BEIJING, June 20 (Xinhua) -- China's rare earth reserves account for approximately 23 percent of the world's total but are excessively exploited, a government white paper said Wednesday.
China supplies over 90 percent of rare earth products on the global market with just 23 percent of the world's total reserves, according to the white paper titled "Situation and Policies of China's Rare Earth Industry."
The white paper, the first of its kind on China's rare earth industry, was published by the Information Office of the State Council, or China's cabinet, on Wednesday.

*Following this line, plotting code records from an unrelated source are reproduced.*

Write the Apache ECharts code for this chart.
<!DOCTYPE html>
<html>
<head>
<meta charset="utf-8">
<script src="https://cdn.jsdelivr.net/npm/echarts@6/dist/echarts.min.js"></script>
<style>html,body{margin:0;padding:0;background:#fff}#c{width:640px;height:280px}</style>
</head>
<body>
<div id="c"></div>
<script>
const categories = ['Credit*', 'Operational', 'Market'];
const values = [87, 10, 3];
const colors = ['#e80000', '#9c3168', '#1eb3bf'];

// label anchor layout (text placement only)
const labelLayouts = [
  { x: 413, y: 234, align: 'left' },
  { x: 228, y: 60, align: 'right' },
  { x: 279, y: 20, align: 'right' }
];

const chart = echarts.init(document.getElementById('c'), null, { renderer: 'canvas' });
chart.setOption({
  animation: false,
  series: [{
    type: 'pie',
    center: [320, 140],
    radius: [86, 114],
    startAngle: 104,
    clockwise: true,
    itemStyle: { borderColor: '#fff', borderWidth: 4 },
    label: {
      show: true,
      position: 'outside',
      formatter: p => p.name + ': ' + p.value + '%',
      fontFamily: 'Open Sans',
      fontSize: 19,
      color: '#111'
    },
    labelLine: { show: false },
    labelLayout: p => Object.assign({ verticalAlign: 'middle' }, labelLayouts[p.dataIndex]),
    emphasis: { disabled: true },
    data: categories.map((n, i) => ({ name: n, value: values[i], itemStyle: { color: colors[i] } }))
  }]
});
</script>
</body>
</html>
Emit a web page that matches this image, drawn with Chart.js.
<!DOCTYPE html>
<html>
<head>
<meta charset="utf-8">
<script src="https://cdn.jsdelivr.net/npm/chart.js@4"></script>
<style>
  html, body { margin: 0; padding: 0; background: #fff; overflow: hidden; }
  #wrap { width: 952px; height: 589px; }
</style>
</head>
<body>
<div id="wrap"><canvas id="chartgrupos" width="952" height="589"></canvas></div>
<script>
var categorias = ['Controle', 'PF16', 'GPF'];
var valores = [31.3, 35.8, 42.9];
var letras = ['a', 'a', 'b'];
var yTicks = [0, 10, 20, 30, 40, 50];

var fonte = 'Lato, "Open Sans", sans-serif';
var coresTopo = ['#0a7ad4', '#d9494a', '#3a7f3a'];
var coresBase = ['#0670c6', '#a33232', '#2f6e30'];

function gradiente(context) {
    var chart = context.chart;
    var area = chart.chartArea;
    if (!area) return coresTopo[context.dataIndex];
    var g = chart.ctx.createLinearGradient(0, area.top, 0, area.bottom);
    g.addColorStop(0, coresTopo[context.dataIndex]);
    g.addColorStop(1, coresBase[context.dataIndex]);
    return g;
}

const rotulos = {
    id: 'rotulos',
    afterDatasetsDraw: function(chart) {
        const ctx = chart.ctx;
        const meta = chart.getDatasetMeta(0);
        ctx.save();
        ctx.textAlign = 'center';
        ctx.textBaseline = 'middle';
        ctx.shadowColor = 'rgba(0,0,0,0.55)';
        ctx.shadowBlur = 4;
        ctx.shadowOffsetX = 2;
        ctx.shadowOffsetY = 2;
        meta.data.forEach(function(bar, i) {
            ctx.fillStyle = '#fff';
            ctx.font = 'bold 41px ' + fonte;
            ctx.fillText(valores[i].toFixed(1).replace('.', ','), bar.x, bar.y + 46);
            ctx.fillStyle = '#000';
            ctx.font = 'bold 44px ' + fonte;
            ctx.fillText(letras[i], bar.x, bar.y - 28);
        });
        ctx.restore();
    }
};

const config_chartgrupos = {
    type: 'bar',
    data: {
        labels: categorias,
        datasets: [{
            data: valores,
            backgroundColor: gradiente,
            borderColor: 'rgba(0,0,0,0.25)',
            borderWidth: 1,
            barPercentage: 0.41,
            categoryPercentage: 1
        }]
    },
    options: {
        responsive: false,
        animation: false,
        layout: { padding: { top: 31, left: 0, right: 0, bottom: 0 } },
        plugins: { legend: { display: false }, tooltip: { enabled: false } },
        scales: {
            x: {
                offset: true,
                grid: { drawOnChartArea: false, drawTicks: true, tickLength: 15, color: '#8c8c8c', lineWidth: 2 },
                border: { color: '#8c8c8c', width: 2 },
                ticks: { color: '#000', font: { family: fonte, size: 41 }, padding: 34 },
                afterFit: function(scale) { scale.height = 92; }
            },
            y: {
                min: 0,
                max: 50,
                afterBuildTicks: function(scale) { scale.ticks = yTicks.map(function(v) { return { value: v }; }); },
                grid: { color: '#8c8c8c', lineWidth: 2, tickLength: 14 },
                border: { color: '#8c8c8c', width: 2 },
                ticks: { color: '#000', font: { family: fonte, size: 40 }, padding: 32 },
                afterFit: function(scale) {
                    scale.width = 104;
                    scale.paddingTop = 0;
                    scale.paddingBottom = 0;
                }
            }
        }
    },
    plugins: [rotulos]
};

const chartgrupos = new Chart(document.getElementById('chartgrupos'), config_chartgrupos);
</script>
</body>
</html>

It said the country has "paid a big price" for problems in its rare earth industry like excessive exploitation, environmental damages, unhealthy industrial structure, underrated prices and rampant smuggling.
China has seen rare earth reserves keep declining in major mining areas, with the reserve-extraction ratio of ion-absorption rare earth mines in southern provinces slumping to 15 from 50 two decades ago, the white paper said.

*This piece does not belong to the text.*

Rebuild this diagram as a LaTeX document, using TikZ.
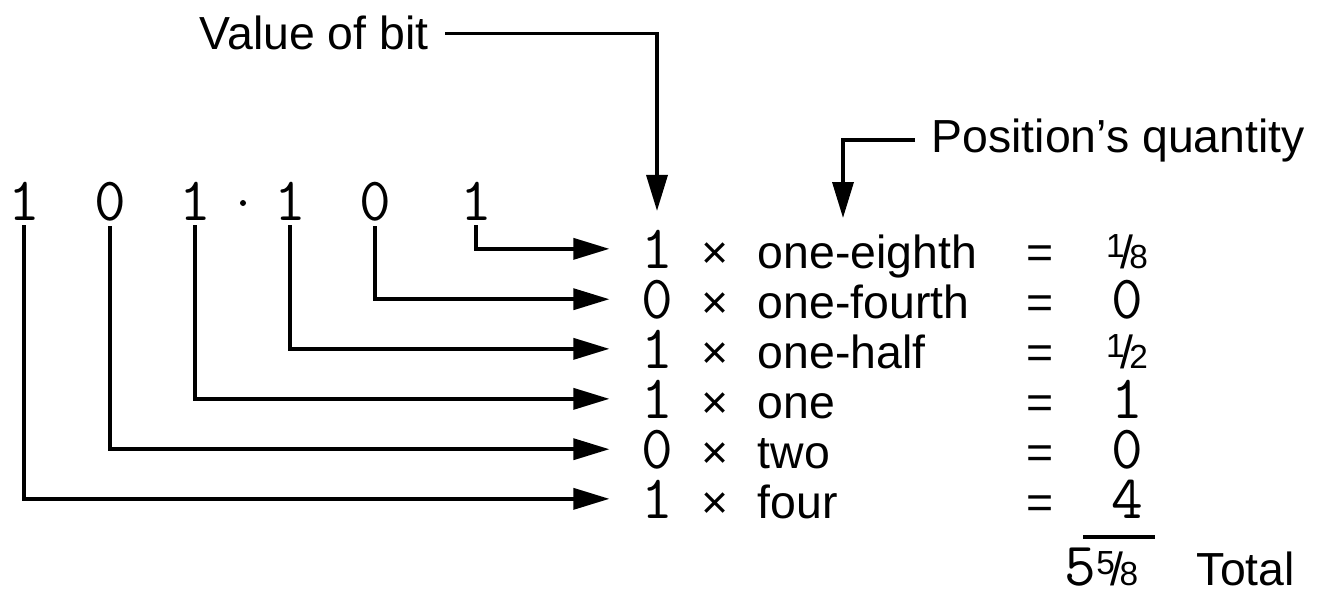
\documentclass[tikz,border=0pt]{standalone}
\usepackage{fontspec}
\setmainfont{Liberation Sans}
\usetikzlibrary{arrows.meta}

\newcommand{\bitfont}{\fontsize{35}{38}\selectfont\ttfamily}
\newcommand{\labfont}{\fontsize{26.4}{30}\selectfont}
% built-up fraction, numerator raised over a full-size slash
\newcommand{\frc}[2]{\raisebox{6pt}{\fontsize{19}{19}\selectfont #1}\kern-0.09em/\kern-0.09em{\fontsize{19}{19}\selectfont #2}}

\begin{document}
\begin{tikzpicture}[x=0.02cm,y=-0.02cm,line width=2pt,
    >={Triangle[length=0.72cm,width=0.42cm]},
    bit/.style={font=\bitfont,inner sep=0pt,anchor=base},
    rowbit/.style={bit,inner xsep=0.6cm,inner ysep=0.34cm},
    word/.style={font=\labfont,inner sep=0pt,anchor=base west},
    note/.style={font=\labfont,inner xsep=0.3cm,inner ysep=0pt,anchor=base west}]
  \useasboundingbox (0,0) rectangle (1318,595);

  % the binary number, bit 6 is the leftmost
  \foreach \n/\x/\d in {6/24/1,5/110/0,4/195/1,3/290/1,2/375/0,1/476/1}
    \node[bit] (b\n) at (\x,220) {\d};
  \fill (243,203) circle (3);

  % one line of the sum for each bit
  \foreach \n/\d/\w/\r in {1/1/one-eighth/{\frc18},
                           2/0/one-fourth/{\bitfont 0},
                           3/1/one-half/{\frc12},
                           4/1/one/{\bitfont 1},
                           5/0/two/{\bitfont 0},
                           6/1/four/{\bitfont 4}}
  {
    \pgfmathsetmacro\yb{268+50*(\n-1)}
    \node[rowbit] (v\n) at (657,\yb) {\d};
    \node[word,anchor=base] (t\n) at (715,\yb) {×};
    \node[word] (w\n) at (756,\yb) {\w};
    \node[word,anchor=base] (e\n) at (1040,\yb) {=};
    \node[word,anchor=base] (r\n) at (1127,\yb) {\r};
    \draw[->,shorten <=2pt] (b\n.south) |- (v\n.west);
  }

  % callouts
  \node[note] (vb) at (183,50) {Value of bit};
  \draw[->] (vb.east) -| (v1.north);

  \node[note] (pq) at (915,152) {Position’s quantity};
  \coordinate (pqtip) at (843,218);
  \draw[->] (pq.west) -| (pqtip);

  % total
  \draw (1083,537) -- (1155,537);
  \node[word,text depth=0pt] (sum) at (1063,585) {{\bitfont 5}\frc58};
  \node[word,text depth=0pt] (tot) at (1195,585) {Total};
\end{tikzpicture}
\end{document}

In north China's Baotou city, only one-third of the original volume of rare earth resources is still available in the main mining areas, it added.
Meanwhile, outdated production processes and techniques have severely damaged the environment, the white paper said, noting that excessive mining has resulted in landslides and pollution emergencies and even major disasters in some places.
Besides, the industry is also plagued by over-capacity in low-end product manufacturing and the fact that prices of rare earth products fail to reflect their value and scarcity despite a gradual rise since the second half of 2010, according to the white paper.
Rising demand for rare earth products has fueled smuggling, with the volume of rate earth products imported from China calculated by foreign customs reaching 1.2 times the export volume counted by the Chinese customs in 2011, the white paper said.
China is the world's largest producer of rare earths, a group of 17 metals vital for manufacturing products ranging from smart phones, wind turbines, electric car batteries to missiles.